First I wouldn't have been able to get him though the window and couldn't fit between the office and the next building.
So onto the roof I go.
I could see the animal quite clearly but could not reach it, a hooking attempt was made but the animal just dropped to the ground and went under the portable office. Well "That', it - Python 1 Mark 0 - Game over" I thought.
But much to my horror I was able to worm my way under the office to the now agitated snake.
Another hook attempt sent the snake heading away from me. So I grabbed the snake with one hand and slide my other hand along the snake to get the back of the head. It is an effective restraint hold if you are quick enough.
SNAP!
CRUNCH!
FAAAAAAAAK!
I wasn't quick enough and the snake bit my knuckle in the spilt second before I restrained the animal. I had finally been bitten at work!
The big guy could hear me, asked, and sounded like he would faint.
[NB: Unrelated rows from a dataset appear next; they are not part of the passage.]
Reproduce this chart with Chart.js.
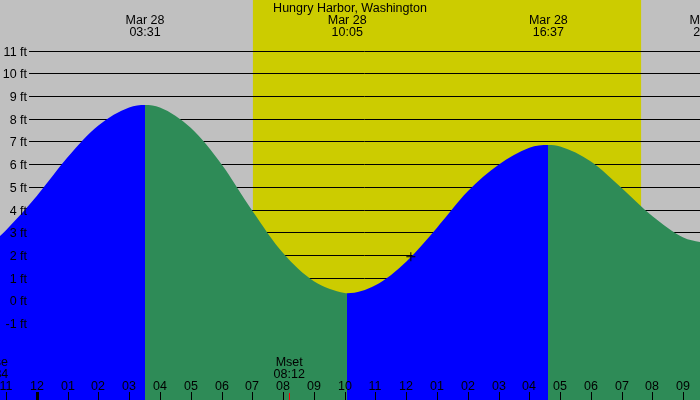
<!DOCTYPE html>
<html>
<head>
<meta charset="utf-8">
<script src="https://cdn.jsdelivr.net/npm/chart.js@4"></script>
<style>
body { margin: 0; background: #c0c0c0; }
canvas { display: block; }
</style>
</head>
<body>
<canvas id="tide-chart" width="700" height="400"></canvas>
<script>
// hours are counted from Mar 28 00:00
const station = 'Hungry Harbor, Washington'
const tideHours = [-1.195, -1, 0, 1, 2, 3, 3.517, 4, 5, 6, 7, 8, 9, 10, 10.083, 11, 12, 13, 14, 15, 16, 16.617, 17, 18, 19, 20, 21, 21.833]
const tideFeet = [2.83, 3.09, 4.6, 6.3, 7.7, 8.49, 8.6, 8.49, 7.6, 6.0, 3.95, 2.08, 0.84, 0.32, 0.31, 0.66, 1.7, 3.2, 4.8, 5.97, 6.72, 6.84, 6.78, 6.12, 4.95, 3.7, 2.77, 2.5]
const extremeHours = [3.517, 10.083, 16.617, 21.833]
const extremeDates = ['Mar 28', 'Mar 28', 'Mar 28', 'Mar 28']
const extremeTimes = ['03:31', '10:05', '16:37', '21:50']
const feetTicks = [-1, 0, 1, 2, 3, 4, 5, 6, 7, 8, 9, 10, 11]
const hourTicks = [-1, 0, 1, 2, 3, 4, 5, 6, 7, 8, 9, 10, 11, 12, 13, 14, 15, 16, 17, 18, 19, 20, 21]
const hourLabels = ['11', '12', '01', '02', '03', '04', '05', '06', '07', '08', '09', '10', '11', '12', '01', '02', '03', '04', '05', '06', '07', '08', '09']
const sunHours = [7.02, 19.63]
const moonHours = [-1.433, 8.2]
const moonNames = ['Mrise', 'Mset']
const moonTimes = ['22:34', '08:12']
const nowMark = [12.15, 1.92]

const gray = '#c0c0c0'
const yellow = '#cccc00'
const blue = '#0000ff'
const green = '#2e8b57'
const font = '12.5px "Liberation Sans", Arial, sans-serif'

// blue while the tide rises, green while it falls, hard edges at highs and lows
function tideFill(c) {
    const chart = c.chart
    const area = chart.chartArea
    if (!area) return blue
    const xs = chart.scales.x
    const g = chart.ctx.createLinearGradient(area.left, 0, area.right, 0)
    const frac = h => Math.min(1, Math.max(0, (xs.getPixelForValue(h) - area.left) / (area.right - area.left)))
    let start = 0
    extremeHours.forEach(h => {
        const i = tideHours.indexOf(h)
        const col = tideFeet[i] > tideFeet[i - 1] ? blue : green
        const f = frac(h)
        g.addColorStop(start, col)
        g.addColorStop(f, col)
        start = f
    })
    const last = tideHours.indexOf(extremeHours[extremeHours.length - 1])
    const tail = tideFeet[last + 1] > tideFeet[last] ? blue : green
    if (start < 1) {
        g.addColorStop(start, tail)
        g.addColorStop(1, tail)
    }
    return g
}

const tidePlugin = {
    id: 'tideDecor',
    beforeDraw(chart) {
        const ctx = chart.ctx
        const xs = chart.scales.x
        const a = chart.chartArea
        ctx.save()
        ctx.fillStyle = gray
        ctx.fillRect(0, 0, chart.width, chart.height)
        const x1 = xs.getPixelForValue(sunHours[0])
        const x2 = xs.getPixelForValue(sunHours[1])
        ctx.fillStyle = yellow
        ctx.fillRect(x1, a.top, x2 - x1, a.bottom - a.top)
        ctx.restore()
    },
    beforeDatasetsDraw(chart) {
        const ctx = chart.ctx
        const ys = chart.scales.y
        ctx.save()
        ctx.strokeStyle = '#000'
        ctx.lineWidth = 1
        feetTicks.forEach(f => {
            const y = Math.round(ys.getPixelForValue(f)) + 0.5
            ctx.beginPath()
            ctx.moveTo(29, y)
            ctx.lineTo(chart.width, y)
            ctx.stroke()
        })
        ctx.restore()
    },
    afterDatasetsDraw(chart) {
        const ctx = chart.ctx
        const xs = chart.scales.x
        const ys = chart.scales.y
        const bottom = chart.chartArea.bottom
        ctx.save()
        ctx.font = font
        ctx.fillStyle = '#000'
        ctx.textBaseline = 'alphabetic'

        // feet labels
        ctx.textAlign = 'right'
        feetTicks.forEach(f => {
            const y = Math.round(ys.getPixelForValue(f))
            ctx.fillText(f + ' ft', 27, y + 4.5)
        })

        // title and high/low times
        ctx.textAlign = 'center'
        ctx.fillText(station, chart.width / 2, 12)
        extremeHours.forEach((h, i) => {
            const x = xs.getPixelForValue(h)
            ctx.fillText(extremeDates[i], x, 24)
            ctx.fillText(extremeTimes[i], x, 36)
        })

        // hour ticks
        hourTicks.forEach((h, i) => {
            const x = Math.round(xs.getPixelForValue(h))
            ctx.fillText(hourLabels[i], x, 390)
            const w = h % 24 === 0 ? 3 : 1
            ctx.fillRect(x - Math.floor(w / 2), bottom - 8, w, 8)
        })

        // moon events
        moonHours.forEach((h, i) => {
            const x = xs.getPixelForValue(h)
            ctx.fillStyle = '#000'
            ctx.fillText(moonNames[i], x, 366)
            ctx.fillText(moonTimes[i], x, 378)
            ctx.fillStyle = '#ff0000'
            ctx.fillRect(Math.round(x), bottom - 7, 1, 7)
        })
        ctx.restore()
    }
}

new Chart(document.querySelector('#tide-chart'), {
    type: 'line',
    data: {
        datasets: [{
            data: [{ x: nowMark[0], y: nowMark[1] }],
            showLine: false,
            pointStyle: 'cross',
            pointRadius: 4.5,
            borderColor: '#000',
            borderWidth: 1,
            order: 0
        }, {
            data: tideHours.map((h, i) => ({ x: h, y: tideFeet[i] })),
            fill: 'start',
            backgroundColor: tideFill,
            borderColor: 'transparent',
            borderWidth: 0,
            pointRadius: 0,
            cubicInterpolationMode: 'monotone',
            order: 1
        }]
    },
    options: {
        responsive: false,
        animation: false,
        layout: { padding: 0, autoPadding: false },
        scales: {
            x: { type: 'linear', min: -1.195, max: 21.543, display: false },
            y: { type: 'linear', min: -4.39, max: 13.23, display: false }
        },
        plugins: {
            legend: { display: false },
            tooltip: { enabled: false }
        }
    },
    plugins: [tidePlugin]
})
</script>
</body>
</html>
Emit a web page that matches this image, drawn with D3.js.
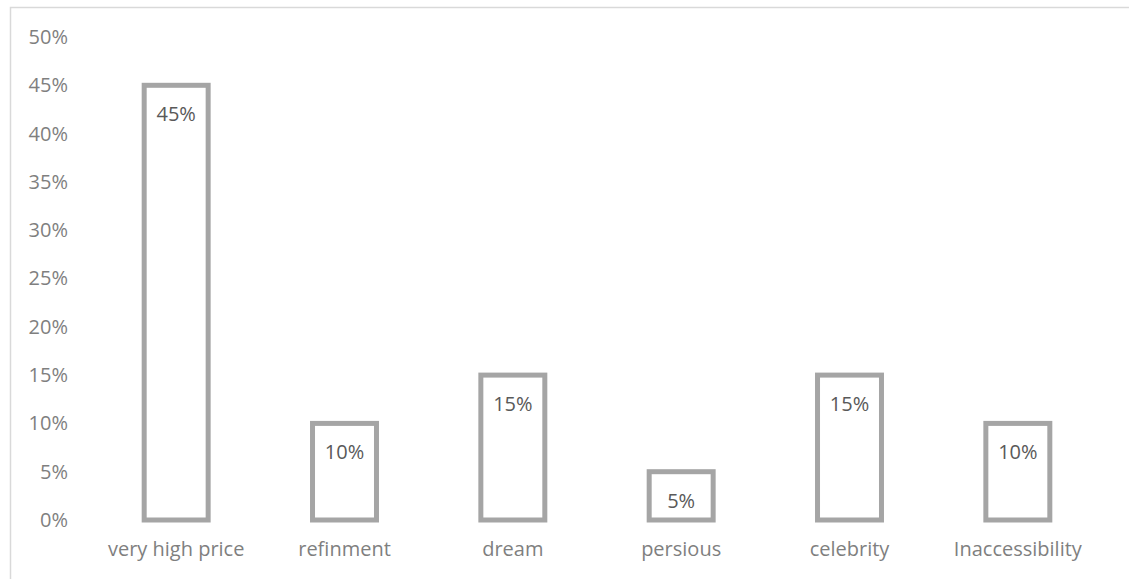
<!DOCTYPE html>
<html>
<head>
<meta charset="utf-8">
<script src="https://cdn.jsdelivr.net/npm/d3@7"></script>
<style>
  body { margin: 0; background: #fff; }
  text { font-family: "Open Sans", sans-serif; }
</style>
</head>
<body>
<script>
var categories = ['very high price', 'refinment', 'dream', 'persious', 'celebrity', 'Inaccessibility'];
var values = [0.45, 0.10, 0.15, 0.05, 0.15, 0.10];
var yTicks = [0, 0.05, 0.10, 0.15, 0.20, 0.25, 0.30, 0.35, 0.40, 0.45, 0.50];

var width = 1129, height = 579;

var svg = d3.select('body').append('svg')
    .attr('width', width)
    .attr('height', height);

// chart frame
svg.append('rect')
    .attr('x', 10.5).attr('y', 7.5)
    .attr('width', 1140).attr('height', 600)
    .attr('fill', 'none')
    .attr('stroke', '#d9d9d9')
    .attr('stroke-width', 1.5);

var x = d3.scaleBand().domain(categories).range([92, 1102]).paddingInner(0.62).paddingOuter(0.31);
var y = d3.scaleLinear().domain([0, 0.5]).range([520, 37]);

// y axis labels only, no line
var yAxis = svg.append('g')
    .attr('transform', 'translate(68,0)')
    .call(d3.axisLeft(y).tickValues(yTicks).tickFormat(d3.format('.0%')).tickSize(0).tickPadding(0));
yAxis.select('.domain').remove();
yAxis.selectAll('text')
    .attr('fill', '#7f7f7f')
    .attr('font-size', '20px');

// category labels
var xAxis = svg.append('g')
    .attr('transform', 'translate(0,556)')
    .call(d3.axisBottom(x).tickSize(0).tickPadding(0));
xAxis.select('.domain').remove();
xAxis.selectAll('text')
    .attr('fill', '#7f7f7f')
    .attr('font-size', '20px')
    .attr('dy', '0');

// bars
svg.append('g').selectAll('rect').data(values)
    .enter().append('rect')
    .attr('x', function(d, i) { return x(categories[i]); })
    .attr('y', function(d) { return y(d); })
    .attr('width', x.bandwidth())
    .attr('height', function(d) { return y(0) - y(d); })
    .attr('fill', '#ffffff')
    .attr('stroke', '#a5a5a5')
    .attr('stroke-width', 5);

// data labels
svg.append('g').selectAll('text').data(values)
    .enter().append('text')
    .attr('text-anchor', 'middle')
    .attr('x', function(d, i) { return x(categories[i]) + x.bandwidth() / 2; })
    .attr('y', function(d) { return y(d) + 36; })
    .attr('fill', '#595959')
    .attr('font-size', '20px')
    .text(function(d) { return d3.format('.0%')(d); });
</script>
</body>
</html>
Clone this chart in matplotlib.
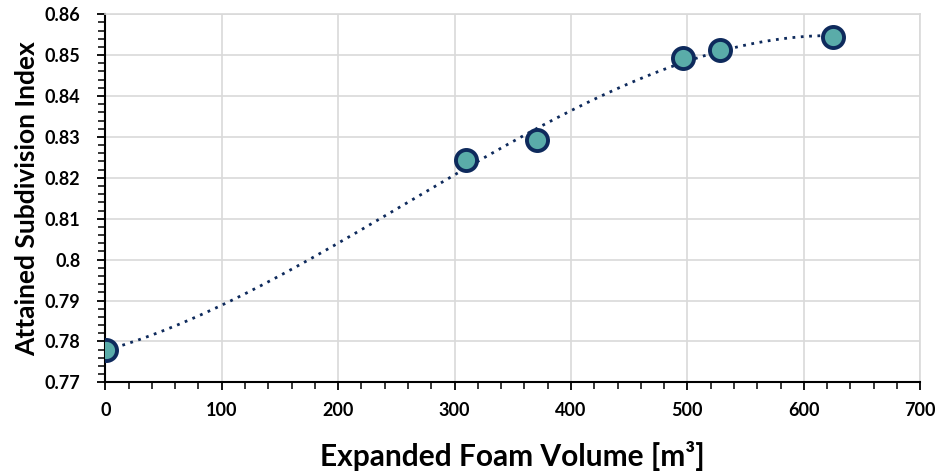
import numpy as np
import matplotlib.pyplot as plt
from matplotlib.ticker import MultipleLocator

# data
foam_volume = [1, 310, 371, 496, 528, 625]
subdiv_index = [0.7778, 0.8243, 0.8292, 0.8493, 0.8512, 0.8544]

xticks = [0, 100, 200, 300, 400, 500, 600, 700]
yticks = [0.77, 0.78, 0.79, 0.80, 0.81, 0.82, 0.83, 0.84, 0.85, 0.86]
ytick_labels = ['0.77', '0.78', '0.79', '0.8', '0.81', '0.82', '0.83', '0.84', '0.85', '0.86']

plt.rcParams['font.family'] = ['Lato', 'DejaVu Sans']
plt.rcParams['font.weight'] = 'bold'

fig = plt.figure(figsize=(9.4, 4.72), dpi=100)
ax = fig.add_axes([0.112, 0.19, 0.867, 0.78])

# polynomial trendline (order 3), as in the spreadsheet
coef = np.polyfit(foam_volume, subdiv_index, 3)
xs = np.linspace(min(foam_volume), max(foam_volume), 300)
ax.plot(xs, np.polyval(coef, xs), linestyle=(0, (1, 2)), color='#0e2a5c',
        linewidth=2, zorder=3)

ax.scatter(foam_volume, subdiv_index, s=230, facecolor='#5aaca9',
           edgecolor='#0e2a5c', linewidth=2.8, zorder=4)

ax.set_xlim(0, 700)
ax.set_ylim(0.77, 0.86)
ax.set_xticks(xticks)
ax.set_yticks(yticks)
ax.set_yticklabels(ytick_labels)
ax.xaxis.set_minor_locator(MultipleLocator(20))
ax.yaxis.set_minor_locator(MultipleLocator(0.002))
ax.tick_params(which='major', length=6, width=1.3, labelsize=13)
ax.tick_params(axis='x', which='major', pad=8)
ax.tick_params(axis='y', which='major', pad=12)
ax.tick_params(which='minor', length=5, width=1.1)

ax.grid(True, color='#d9d9d9', linewidth=1.2)
ax.set_axisbelow(True)
for s in ['top', 'right']:
    ax.spines[s].set_color('#d9d9d9')
    ax.spines[s].set_linewidth(1.2)
for s in ['left', 'bottom']:
    ax.spines[s].set_color('black')
    ax.spines[s].set_linewidth(1.5)

ax.set_xlabel('Expanded Foam Volume [m³]', fontsize=21.5, fontweight='bold', labelpad=16)
ax.set_ylabel('Attained Subdivision Index', fontsize=19, fontweight='bold', labelpad=4)

fig.savefig('out.png', dpi=100)
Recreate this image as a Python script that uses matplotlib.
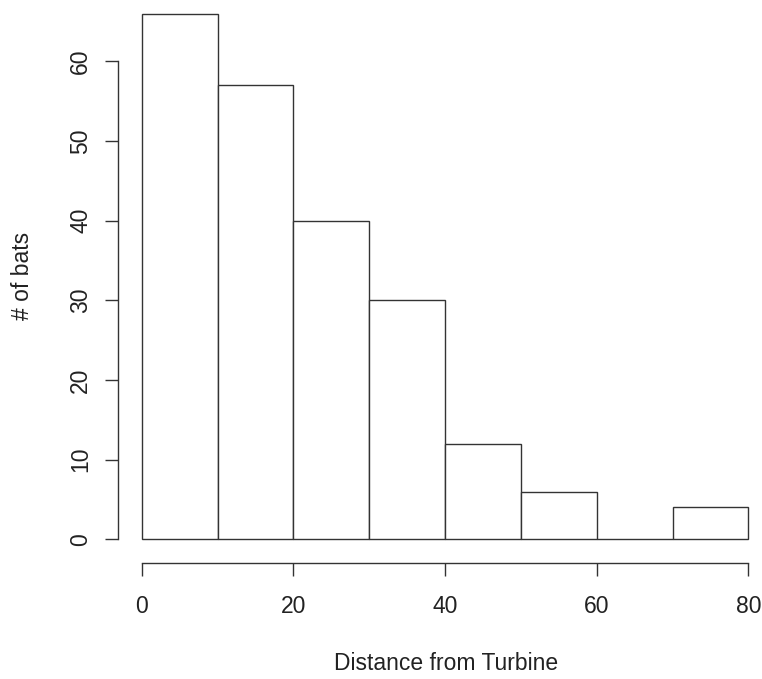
import matplotlib
matplotlib.use('Agg')
import matplotlib.pyplot as plt
import numpy as np

# histogram of bat carcass distances (R base-graphics look)
bin_edges = [0, 10, 20, 30, 40, 50, 60, 70, 80]
counts = [66, 57, 40, 30, 12, 6, 0, 4]
x_ticks = [0, 20, 40, 60, 80]
y_ticks = [0, 10, 20, 30, 40, 50, 60]
x_label = 'Distance from Turbine'
y_label = '# of bats'

LINE = '#333333'
TEXT = '#222222'
W, H = 762, 679

plt.rcParams['font.family'] = ['Liberation Sans', 'DejaVu Sans']

fig = plt.figure(figsize=(W / 100, H / 100), dpi=100, facecolor='white')

# axes box: left edge = y axis line, bottom edge = x axis line (pixels)
left_px, bottom_px = 118, 562.5
x0_px, sx = 141.7, 7.583     # pixel of x=0, pixels per unit
y0_px, sy = 539.3, 7.965     # pixel of y=0, pixels per unit

ax = fig.add_axes([left_px / W, (H - bottom_px) / H,
                   (W - left_px) / W, bottom_px / H])
ax.set_xlim((left_px - x0_px) / sx, (W - x0_px) / sx)
ax.set_ylim((y0_px - bottom_px) / sy, y0_px / sy)

edges = np.array(bin_edges)
ax.bar(edges[:-1], counts, width=np.diff(edges), align='edge',
       facecolor='white', edgecolor=LINE, linewidth=1.0)

for side in ['top', 'right']:
    ax.spines[side].set_visible(False)
ax.spines['left'].set_bounds(y_ticks[0], y_ticks[-1])
ax.spines['bottom'].set_bounds(x_ticks[0], x_ticks[-1])
for side in ['left', 'bottom']:
    ax.spines[side].set_color(LINE)
    ax.spines[side].set_linewidth(1.0)

ax.set_xticks(x_ticks)
ax.set_yticks(y_ticks)
ax.set_yticklabels([str(v) for v in y_ticks], rotation=90, va='center')
ax.tick_params(axis='both', direction='out', length=9.7, width=1.0,
               color=LINE, labelcolor=TEXT, labelsize=16.5)
ax.tick_params(axis='x', pad=14)
ax.tick_params(axis='y', pad=9)

fig.text(446 / W, 1 - 664 / H, x_label, ha='center', va='center',
         fontsize=16.5, color=TEXT)
fig.text(23 / W, 1 - 276 / H, y_label, ha='center', va='center',
         rotation=90, fontsize=16.5, color=TEXT)

fig.savefig('out.png', dpi=100, facecolor='white')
The python then decided to demonstrate just how hard he could constrict me - a very impressive constriction too - while I attempted to crawl out. Somehow I got out with the python still wrapped around my hand and somehow I got the big guy to hold the bag open so I could bag the animal ( note - the bag is on a stick ).
Then to the treatment of the wound. Fortunately I brought a nurse alone just in case, and my wife cleaned and dressed the wound. She was remarkably calm about the whole thing and probably disappointed the treatment didn't sting more.


----------



## Snake Catcher Victoria (May 5, 2012)

Hahaha, 
I got bitten by one python three times before i got it into the bag, twice on the stomach and once in the armpit.
All the guys at the factory were taller than me, not unusual, and they were all squeeling like schoolgirls the whole time


----------



## Sassquatch (May 5, 2012)

Hehehe nice work... You got NURSED for a python wound? You big... kitty 

Baz: *I* am taller than you


----------



## Fuscus (May 5, 2012)

Sassquatch said:


> You big... kitty


I haven't been called that before :shock:


----------



## justbrad (May 5, 2012)

No pics Mark?
Nice way of putting it sassquatch  Going to have to start calling people kitty's......


----------



## Fuscus (May 5, 2012)

Just as Long as no one says Hello Kitty
PS - When your wife is a nurse it is considerably safer to let her do her stuff on even the most minor matter than to refuse.


----------



## Manda1032 (May 5, 2012)

I giggled, great description. Good times! I would have smacked him for being such a girl tho. I wonder how many wildlife calls are made by people who have a fear of birds


----------



## richardsc (May 5, 2012)

pity there wasnt a 5 foot length of rope handy ,could have think quicked him,lol


Hehehe nice work... You got NURSED for a python wound? You big... kitty 

Baz: *I* am taller than you 

kitty or fussy,rofl


----------



## Enlil (May 6, 2012)

Manda1032 said:


> I giggled, great description. Good times! I would have smacked him for being such a girl tho. I wonder how many wildlife calls are made by people who have a fear of birds



I know someone who is studying psychology, but is very scared of birdies. I want my psychologist to be perfect.


----------



## Skeptic (May 6, 2012)

I've got two birds at work that aren't in cages and just wander around. Ones a rainbow laurikeet and the others an indian ringneck. One day a lady came in and saw the ringneck and yelled, "you've got a bird in here??!!". I said, "two actually". She ran back out the door and locked herself in her car leaving her husband in front of me looking a bit emabarresed.


----------



## Pauls_Pythons (May 6, 2012)

Love it.
Final score 2-2?


----------



## $NaKe PiMp (May 7, 2012)

ive removed dozens of pythons around sydney and sydney diamonds dont seem to want to bite,ive also had two carpets latlely and both are large one is 6.5 kg the other 4.5 and both are the most placid snakes in the world.


----------